Notes From My Knapsack 1-23-05
By Jeff Gill

You Are In Training

Pretty much all of us have been in a training program of one sort or another. Workplace, volunteer, skill development, school all offer training to help us master a new technology or way of doing things.
We are all just about done with a training program that we have all been in without quite noticing it. Modern society is completing the process (will there be a certificate mailed to us at the end?) and we’ll go on using our newfound skills for the rest of our lives, I suspect.
You and I are becoming well-trained voice-mail menu operators. We’re getting good at this, aren’t we? Somewhere over the last five years, the idea of a human voice being the first, rather than the last step of a contact process with a business or institution started phasing out. Fewer and fewer places, even fairly small operations, have a "receptionist-operator" on the phone.
And now we expect to be greeted by "welcome to our voice mail network; some menu options have changed, so please listen for the option which most closely meets your needs."

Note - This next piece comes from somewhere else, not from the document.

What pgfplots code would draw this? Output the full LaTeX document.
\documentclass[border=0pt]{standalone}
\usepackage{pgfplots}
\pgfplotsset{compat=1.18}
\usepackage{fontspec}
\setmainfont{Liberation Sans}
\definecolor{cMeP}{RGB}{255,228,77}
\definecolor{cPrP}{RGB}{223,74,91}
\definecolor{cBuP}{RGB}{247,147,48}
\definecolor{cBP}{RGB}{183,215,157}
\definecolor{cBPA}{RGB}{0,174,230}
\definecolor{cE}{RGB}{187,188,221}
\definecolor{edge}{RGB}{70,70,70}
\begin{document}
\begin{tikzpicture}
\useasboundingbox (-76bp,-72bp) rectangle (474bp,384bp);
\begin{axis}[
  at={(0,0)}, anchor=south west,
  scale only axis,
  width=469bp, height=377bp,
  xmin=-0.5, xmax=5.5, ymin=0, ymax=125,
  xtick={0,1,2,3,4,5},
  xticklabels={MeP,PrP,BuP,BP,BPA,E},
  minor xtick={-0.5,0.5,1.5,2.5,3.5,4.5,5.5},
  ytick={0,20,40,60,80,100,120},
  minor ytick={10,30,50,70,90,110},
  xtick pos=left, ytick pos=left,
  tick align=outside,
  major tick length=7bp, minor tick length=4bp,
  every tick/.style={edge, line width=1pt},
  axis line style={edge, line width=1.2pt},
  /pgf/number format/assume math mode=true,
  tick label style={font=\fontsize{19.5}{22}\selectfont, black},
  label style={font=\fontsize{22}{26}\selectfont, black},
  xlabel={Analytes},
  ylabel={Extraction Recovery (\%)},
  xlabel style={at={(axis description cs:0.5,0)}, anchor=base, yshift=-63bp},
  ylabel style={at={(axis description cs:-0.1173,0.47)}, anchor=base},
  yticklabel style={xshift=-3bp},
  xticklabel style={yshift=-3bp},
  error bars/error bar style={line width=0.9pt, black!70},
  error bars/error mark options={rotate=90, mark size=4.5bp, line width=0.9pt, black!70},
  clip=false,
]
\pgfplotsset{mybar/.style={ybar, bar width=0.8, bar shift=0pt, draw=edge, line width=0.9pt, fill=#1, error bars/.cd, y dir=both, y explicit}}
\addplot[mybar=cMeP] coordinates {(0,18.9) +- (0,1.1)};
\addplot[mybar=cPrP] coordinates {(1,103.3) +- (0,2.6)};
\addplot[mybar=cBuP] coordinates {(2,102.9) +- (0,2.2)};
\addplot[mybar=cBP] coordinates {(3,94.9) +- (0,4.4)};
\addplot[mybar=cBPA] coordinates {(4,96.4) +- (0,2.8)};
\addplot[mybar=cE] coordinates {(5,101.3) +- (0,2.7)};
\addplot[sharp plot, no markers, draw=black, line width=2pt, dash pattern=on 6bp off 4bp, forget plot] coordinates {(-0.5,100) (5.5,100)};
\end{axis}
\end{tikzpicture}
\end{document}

Personally, I can’t be trained enough to ever like "your call is very important to us, so please stay on the line for the next available operator." What industrial psychologist did the study that told everyone who designs these things that we want to hear automated affirmation? And when the robovoice says "your call is extremely important to us," I can’t help but think, "No. If it really was extremely important, you’d sit by the phone, eyes locked to the handset, waiting for it to ring, or buzz, or chirp, or whatever. But extremely important ain’t Ms. Autophone, dude."
But there is a logic which has started to convince me about these menus. Many concerns or questions can be answered "automatically" with a touch-tone menu. Most of us have some kind of internet access, where we could be routed to get a better answer than a minimum wage part-timer would give us, no matter how politely, so thanks for the hints to go to the internet while I’m waiting on hold. And the amount of mindless work that can be punched in before I talk to a live person has got to be a savings for both me and the company in time and money.

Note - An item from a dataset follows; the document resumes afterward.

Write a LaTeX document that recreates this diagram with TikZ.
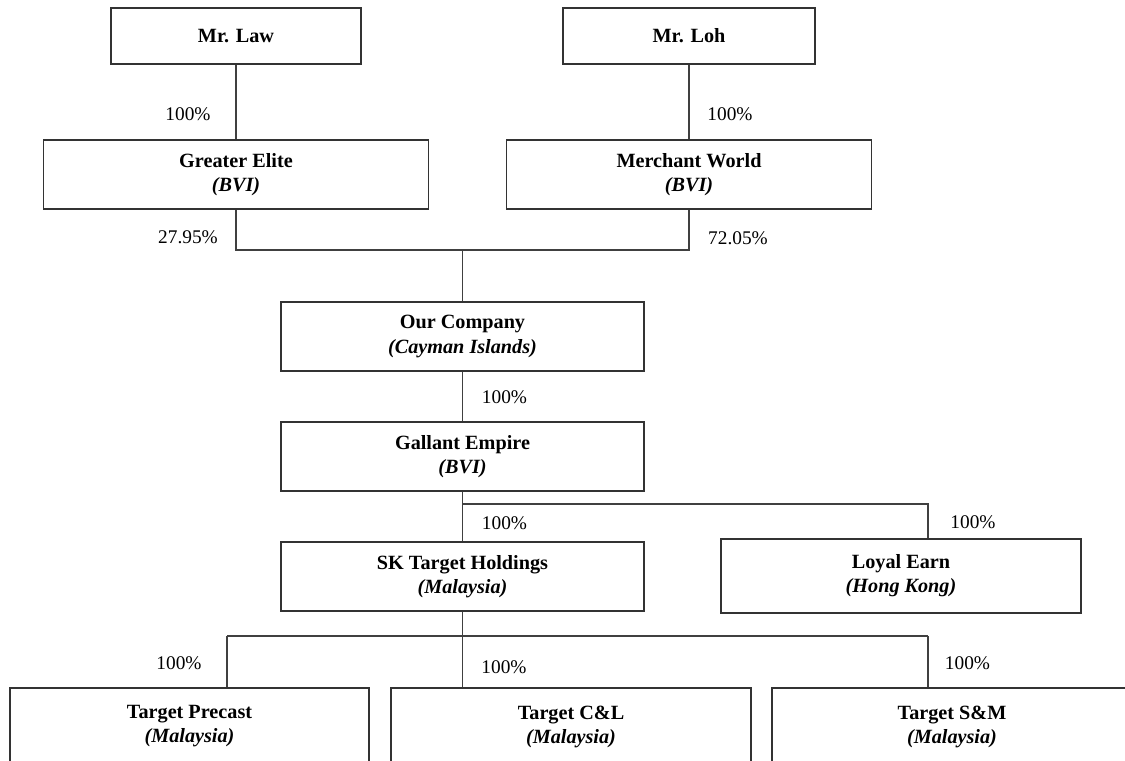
\documentclass[tikz,border=0pt]{standalone}
\usepackage{fontspec}
\setmainfont{Liberation Serif}
\usepackage{tikz}
\usetikzlibrary{calc}
\tikzset{entity/.style = {shape=rectangle,draw=black!80,line width=0.6pt,align=center,
  minimum width=7.26cm,minimum height=1.38cm,inner sep=0pt,font=\fontsize{11.5}{13.7}\selectfont}}
\tikzset{link/.style = {draw=black!75,line width=0.6pt}}
\tikzset{pct/.style = {inner sep=0pt,font=\fontsize{11}{13}\selectfont}}
\newcommand{\corp}[2]{\textbf{#1}\\\textbf{\textit{(#2)}}}

\begin{document}
\begin{tikzpicture}
                    \clip (0,0) rectangle (22.5,-15.2);
                    \node[entity, minimum width=5cm, minimum height=1.12cm] (law) at (4.72,-0.72) {\textbf{Mr. Law}};
                    \node[entity, minimum width=5.04cm, minimum height=1.12cm] (loh) at (13.78,-0.72) {\textbf{Mr. Loh}};
                    \node[entity, minimum width=7.7cm] (elite) at (4.72,-3.49) {\corp{Greater Elite}{BVI}};
                    \node[entity, minimum width=7.3cm] (merchant) at (13.78,-3.49) {\corp{Merchant World}{BVI}};
                    \node[entity] (ourco) at (9.25,-6.73) {\corp{Our Company}{Cayman Islands}};
                    \node[entity] (gallant) at (9.25,-9.13) {\corp{Gallant Empire}{BVI}};
                    \node[entity] (sk) at (9.25,-11.53) {\corp{SK Target Holdings}{Malaysia}};
                    \node[entity, minimum width=7.2cm, minimum height=1.48cm] (loyal) at (18.02,-11.52) {\corp{Loyal Earn}{Hong Kong}};
                    \node[entity, minimum width=7.18cm, minimum height=1.54cm] (precast) at (3.79,-14.53) {\corp{Target Precast}{Malaysia}};
                    \node[entity, minimum width=7.2cm, minimum height=1.54cm] (cl) at (11.42,-14.53) {\corp{Target C\&L}{Malaysia}};
                    \node[entity, minimum width=7.2cm, minimum height=1.54cm] (sm) at (19.04,-14.53) {\corp{Target S\&M}{Malaysia}};

                    \coordinate (top) at (9.25,-5.0);
                    \coordinate (mid) at (9.25,-10.08);
                    \coordinate (low) at (9.25,-12.72);
                    \coordinate (lowleft) at (4.54,-12.72);
                    \coordinate (lowright) at (18.56,-12.72);

                    \draw[link] (law) -- (elite);
                    \draw[link] (loh) -- (merchant);
                    \draw[link] (elite.south) |- (top) -| (merchant.south);
                    \draw[link] (top) -- (ourco);
                    \draw[link] (ourco) -- (gallant);
                    \draw[link] (gallant) -- (sk);
                    \draw[link] (mid) -| (loyal.north -| lowright);
                    \draw[link] (sk.south) -- (sk.south |- cl.north);
                    \draw[link] (lowleft) -- (lowright);
                    \draw[link] (lowleft) -- (lowleft |- precast.north);
                    \draw[link] (lowright) -- (lowright |- sm.north);

                    \node[pct] (p1) at (3.76,-2.28) {100\%};
                    \node[pct] (p2) at (14.6,-2.28) {100\%};
                    \node[pct] (p3) at (3.76,-4.74) {27.95\%};
                    \node[pct] (p4) at (14.76,-4.76) {72.05\%};
                    \node[pct] (p5) at (10.09,-7.94) {100\%};
                    \node[pct] (p6) at (10.09,-10.46) {100\%};
                    \node[pct] (p7) at (19.46,-10.44) {100\%};
                    \node[pct] (p8) at (3.58,-13.26) {100\%};
                    \node[pct] (p9) at (10.08,-13.34) {100\%};
                    \node[pct] (p10) at (19.35,-13.26) {100\%};
                \end{tikzpicture}
\end{document}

So I’m getting myself trained, like all the rest of you. I’m getting better at navigating without hesitation or aggravation through the "press 2 for a billing question, press 3 for service options, and to register a complaint, hang up and shout at the phone."

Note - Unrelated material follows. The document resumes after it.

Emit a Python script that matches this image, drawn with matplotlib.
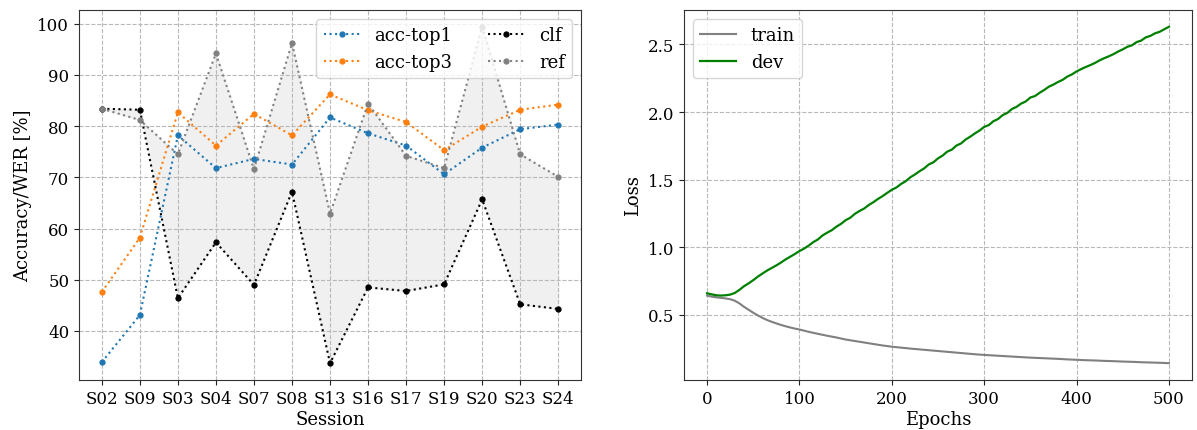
import matplotlib
matplotlib.use("Agg")
import matplotlib.pyplot as plt

plt.rcParams["font.family"] = "DejaVu Serif"
plt.rcParams["font.size"] = 12

# per-session scores
sessions = ["S02", "S09", "S03", "S04", "S07", "S08", "S13",
            "S16", "S17", "S19", "S20", "S23", "S24"]
acc_top1 = [33.9, 43.1, 78.2, 71.8, 73.6, 72.5, 81.7, 78.6, 76.2, 70.6, 75.8, 79.4, 80.3]
acc_top3 = [47.6, 58.2, 82.7, 76.2, 82.4, 78.2, 86.2, 83.1, 80.8, 75.3, 79.9, 83.2, 84.2]
clf = [83.4, 83.2, 46.4, 57.3, 49.0, 67.2, 33.7, 48.5, 47.8, 49.1, 65.7, 45.2, 44.3]
ref = [83.4, 81.2, 74.5, 94.2, 71.6, 96.2, 62.9, 84.4, 74.2, 71.8, 99.4, 74.5, 70.1]

# training curves
train_epochs = list(range(0, 101, 5)) + list(range(110, 501, 10))
train_loss = [0.643, 0.635, 0.630, 0.626, 0.622, 0.616, 0.605, 0.585, 0.560, 0.538,
              0.516, 0.496, 0.478, 0.462, 0.449, 0.437, 0.426, 0.416, 0.407, 0.399,
              0.392,
              0.375, 0.360, 0.346, 0.333, 0.318, 0.307, 0.296, 0.285, 0.274, 0.265,
              0.258, 0.251, 0.245, 0.239, 0.233, 0.227, 0.221, 0.215, 0.209, 0.204,
              0.200, 0.196, 0.192, 0.188, 0.184, 0.181, 0.178, 0.175, 0.171, 0.168,
              0.165, 0.163, 0.160, 0.158, 0.155, 0.153, 0.150, 0.148, 0.146, 0.143]
dev_epochs = list(range(0, 501, 5))
dev_loss = [0.660, 0.652, 0.645, 0.643, 0.645, 0.650, 0.662, 0.685, 0.712, 0.733,
            0.757, 0.783, 0.806, 0.828, 0.847, 0.866, 0.887, 0.910, 0.930, 0.950,
            0.972, 0.990, 1.012, 1.038, 1.058, 1.087, 1.108, 1.126, 1.152, 1.173,
            1.200, 1.218, 1.247, 1.268, 1.286, 1.312, 1.333, 1.357, 1.378, 1.402,
            1.425, 1.442, 1.468, 1.488, 1.517, 1.538, 1.562, 1.583, 1.612, 1.628,
            1.657, 1.678, 1.707, 1.722, 1.752, 1.768, 1.797, 1.818, 1.842, 1.863,
            1.890, 1.903, 1.932, 1.948, 1.977, 1.993, 2.022, 2.038, 2.062, 2.078,
            2.107, 2.118, 2.142, 2.163, 2.187, 2.203, 2.222, 2.238, 2.262, 2.278,
            2.300, 2.317, 2.333, 2.347, 2.363, 2.382, 2.398, 2.412, 2.428, 2.447,
            2.463, 2.482, 2.493, 2.517, 2.528, 2.552, 2.563, 2.582, 2.593, 2.612,
            2.630]

fig = plt.figure(figsize=(11.97, 4.31), dpi=100)
ax1 = fig.add_axes([0.066, 0.116, 0.4194, 0.8585])
ax2 = fig.add_axes([0.5714, 0.116, 0.4244, 0.8585])

grid_kw = dict(linestyle="--", color="#b8b8b8", linewidth=0.8)

x = range(len(sessions))
ax1.fill_between(x, clf, ref, color="#f0f0f0", zorder=0)
ax1.plot(x, acc_top1, ":o", color="tab:blue", markersize=3.5, label="acc-top1")
ax1.plot(x, acc_top3, ":o", color="tab:orange", markersize=3.5, label="acc-top3")
ax1.plot(x, clf, ":o", color="black", markersize=3.5, label="clf")
ax1.plot(x, ref, ":o", color="gray", markersize=3.5, label="ref")
ax1.set_xticks(list(x))
ax1.set_xticklabels(sessions)
ax1.set_xlabel("Session", fontsize=13, labelpad=2)
ax1.set_ylabel("Accuracy/WER [%]", fontsize=13)
ax1.grid(True, **grid_kw)
ax1.set_axisbelow(True)
ax1.legend(loc="upper right", ncol=2, fontsize=13)

ax2.plot(train_epochs, train_loss, color="gray", linewidth=1.5, label="train")
ax2.plot(dev_epochs, dev_loss, color="green", linewidth=1.6, label="dev")
ax2.set_xlabel("Epochs", fontsize=13, labelpad=2)
ax2.set_ylabel("Loss", fontsize=13)
ax2.set_xticks([0, 100, 200, 300, 400, 500])
ax2.set_yticks([0.5, 1.0, 1.5, 2.0, 2.5])
ax2.grid(True, **grid_kw)
ax2.set_axisbelow(True)
ax2.legend(loc="upper left", fontsize=13)

for ax in (ax1, ax2):
    for sp in ax.spines.values():
        sp.set_color("#333333")
    ax.tick_params(colors="#222222", labelcolor="black")

fig.savefig("out.png", dpi=100)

A few tips from those of us a little further along in the training program: when you absolutely, positively, have to talk to a people-person, press 0. You may get another menu: press 0 again. Press it once or twice more, if you like (really, some places make it 4 tries at 0 to get an operator, in the theory that you’ll get frustrated enough between 2 and 3 tries to either stick with the menu or hang up), but that’s how every commercially available voice mail system routes callers to the elusive "live operator."
If any professionals with these systems are still reading, a last note. Aside from my own frustrations when holding a pencil, three forms with long numbers on them that all look alike, and a daily planner on my lap, I think of elderly relatives and friends when a system gives you about four-and-a-half seconds before either chiding you or routing your call into an unwanted queue. Guys, some of us out here in consumer land who understand you gotta have these systems and want to work with y’all: we can’t all see great, we’re a bit overwhelmed by life or events, we have shaky hands or uncertain reflexes. Can you put a "go slower" button in the menu as an option, before Aunt Tilly completely gives up on the modern world? Thanks.
And yes, I have moved recently. How did you know?